Interpretation: The ease in finding locations is also assisted by the people who are in charge of the public transportation system. People have an understanding between others to categorize and align themselves when they are in line, they respect the informal systems.
Point of References Space (Descriptions)
Anecdote: In the main cities, streets are very well named and aligned with numbers/names of previous soldiers or countries. Use of landmarks and neighborhoods is utilized well. It is fairly easy to find an address or location without a map because you could follow the number on the streets. When I got lost in Buenos Aires my first month there, I was able to find my way without a map because of the street numbers and the frequency of the plazas and parks every 10-20 blocks.
Interpretation: The well established roads and street names is created from the British who originally helped with the layout of the city. This reflects successful and well developed infrastructure, but does not reflect Argentines relaxed and flexible emphasis on time.
Point of References Action (Formal vs. Non- Formal Reality)
Anecdote: Very big on contracts and having things stamped/signed. Can’t do anything without a stamp! Paperwork or agreements are taken very seriously. I couldn’t get my Student visa because I didn’t have the real actual signature of the president of my school and the certificate didn’t have the correct stamp.
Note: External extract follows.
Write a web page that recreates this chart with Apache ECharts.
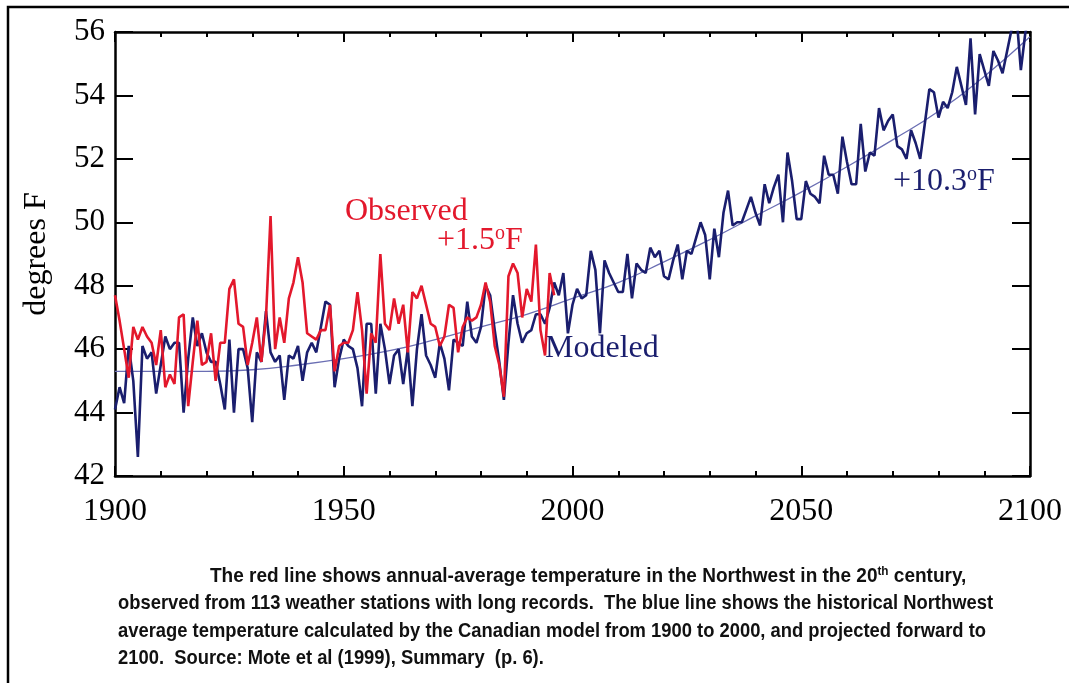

Interpretation: This reflects the importance of traditional systems and importance of signatures. This is a very formal practice and Argentines live strictly by this rule.
Structuring Time (Future Orientation)
Anecdote: In the moment is important. Generally late to family and friends gathering, not to business. Family and friends expect people to arrive late to gatherings.
Interpretation: People are flexible and open to plans being changed. They are also understanding when people arrive late as it is not looked upon as rude, but natural. Staying in the moment is of high importance which allows for a more relaxed atmosphere and interactions amongst friends and family.
Structuring Space (Planning)
Anecdote: The British planned Buenos Aires and other major cities in Argentina with French influence, so they were very well structured and laid out. Recent architecture has followed the layout of the city, however, there are new modern buildings, such as in Puerto Madero, not in the same linear layout and they are more randomly placed. Major parks and botanical gardens were also modeled after French designs. Some cities in the northwest and in the center of the country, such as Córdoba, Salta, Jujuy, and San Miguel de Tucumán, still have good examples of colonial architecture, however, the British heavily influenced the layout of the roads and plaza.
Interpretation: The layout of the city is constructed by the British, showing a very systematic and mathematical structure. Although the Argentines have a city built upon such formal layouts, this is not reflected in how the city actually functions.
Structuring Action (Rationality)
Anecdote: Written documentation is needed, computers are used more often, but still use old systems. Oral tradition of story telling is common in families. Gossiping is very common (chisme). Slang words are often used amongst friends (lumfardo).
Interpretation: The oral tradition is very popular and necessary in everyday life. The sharing of personal stories reflects the importance of knowing about other people’s lives and obtaining a certain level of connectedness.